In the first three seminars I attended at the San Antonio Cocktail Conference this past weekend, three different industry leaders suggested the same method for curing cocktail boredom and for discovering delicious drinks you may never have tried before. The trick: tiki expert Brian Miller (you can catch him on Mondays at Lani Kai in NYC) called it The Mr. Potato Head System. (He credited Phil Ward of New York's Mayahuel for the term.)
What does Mr. Potato Head have to do with cocktails?
Imagine a Mr. Potato Head toy. He might start out with red shoes, a black mustache, a black hat. But maybe you get tired of that version. No worries! You can swap out the black hat for a pink one. Keep going! Try it with a blue hat. And once you try the blue hat, you might want to put in some blue shoes, too. Looks pretty sharp.
In cocktails, the building blocks aren't noses or shoes or mustaches—they're ingredients. To break out of your cocktail rut, just start with a classic drink and try swapping out one element at a time. It's not a new idea (and it certainly predates our friend Mr. Potato Head)—these simple variations and substitutions go back as long as the history of cocktails.
Michael Madrusan, veteran of NYC's Milk & Honey and owner of The Everleigh in Melbourne, Australia, seems to be able to play six degrees of separation with almost any cocktail you can name. Take a daiquiri, made with fresh lime, sugar, and rum. Swap out the rum for gin and you've got a fresh gimlet. Different drink, same essential potato.
Tired of a regular Manhattan? Try cognac instead of rye, and call it a Harvard—it's gone by that name since 1895. Many classic cocktails are just one swap away from each other, so by trying the Mr. Potato Head method, you may accidentally stumble upon something that people have been shaking up since before Prohibition.

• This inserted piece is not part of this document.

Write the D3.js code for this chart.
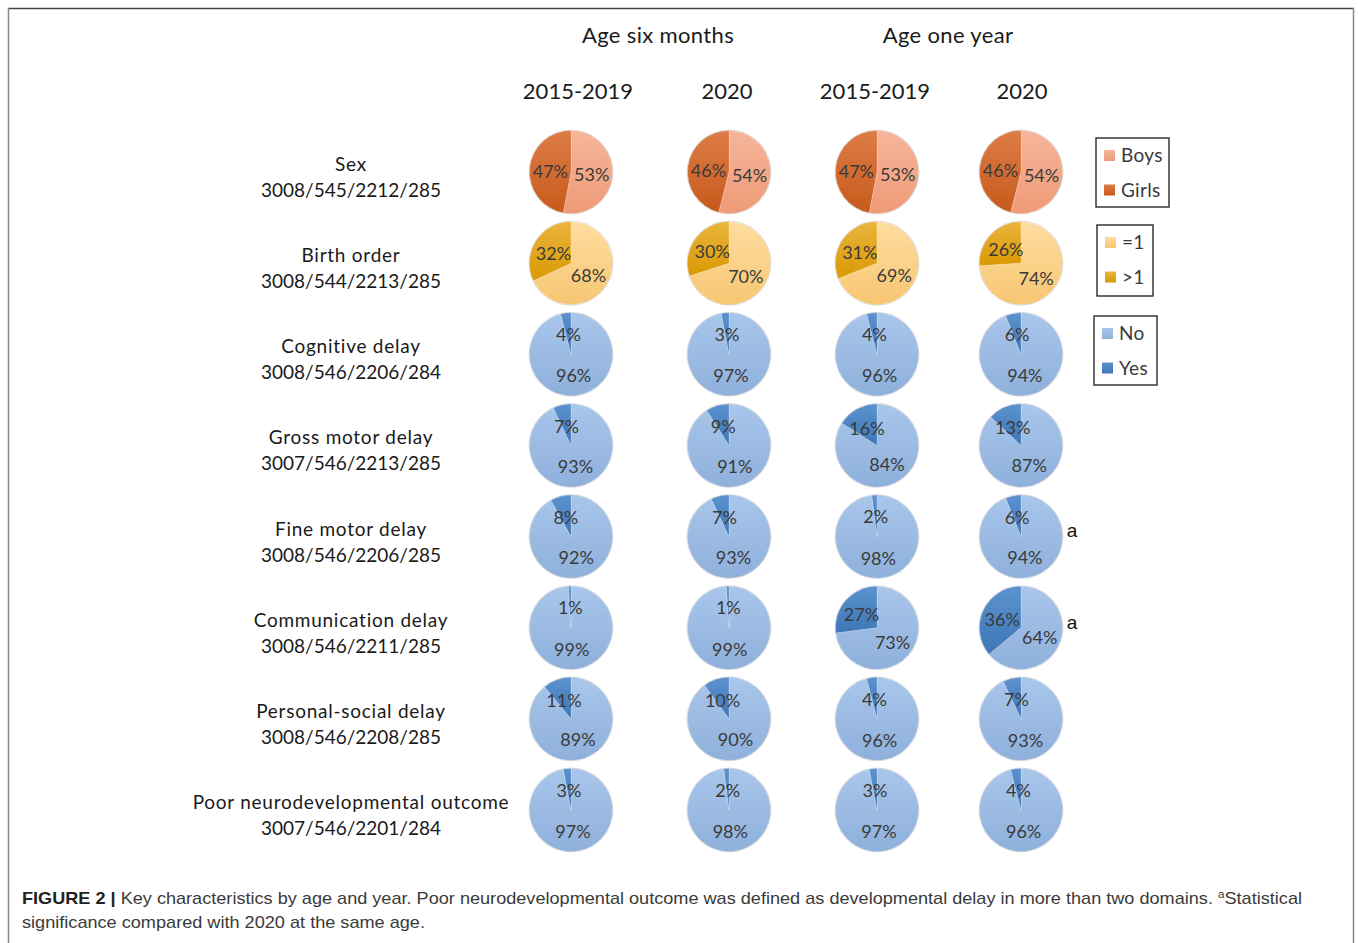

For example: take a Sidecar as your starting point. You've got brandy, Cointreau, and lemon. Swap out the brandy for gin and you've got a Chelsea Sidecar. (Add egg white and you've got a White Lady.) Make your sidecar with half cognac and half applejack for a Deauville. Or make it with lime instead of lemon and use tequila as the spirit and you've got...that's right, a margarita.
The riffing possibilities may also help you discover new recipes and a new appreciation for the spirits you've grown tired of in their traditional contexts. Try a rum Negroni, a Mezcal Old Fashioned, or a Zombie with three types of gin (credit Brian Miller for that one.) If you're a fan of tequila, explore using blanco tequila in your favorite gin cocktails, or use reposado tequila in drinks that call for whiskey.
Have you tried swapping spirits in your favorite cocktails? What are your favorite variations?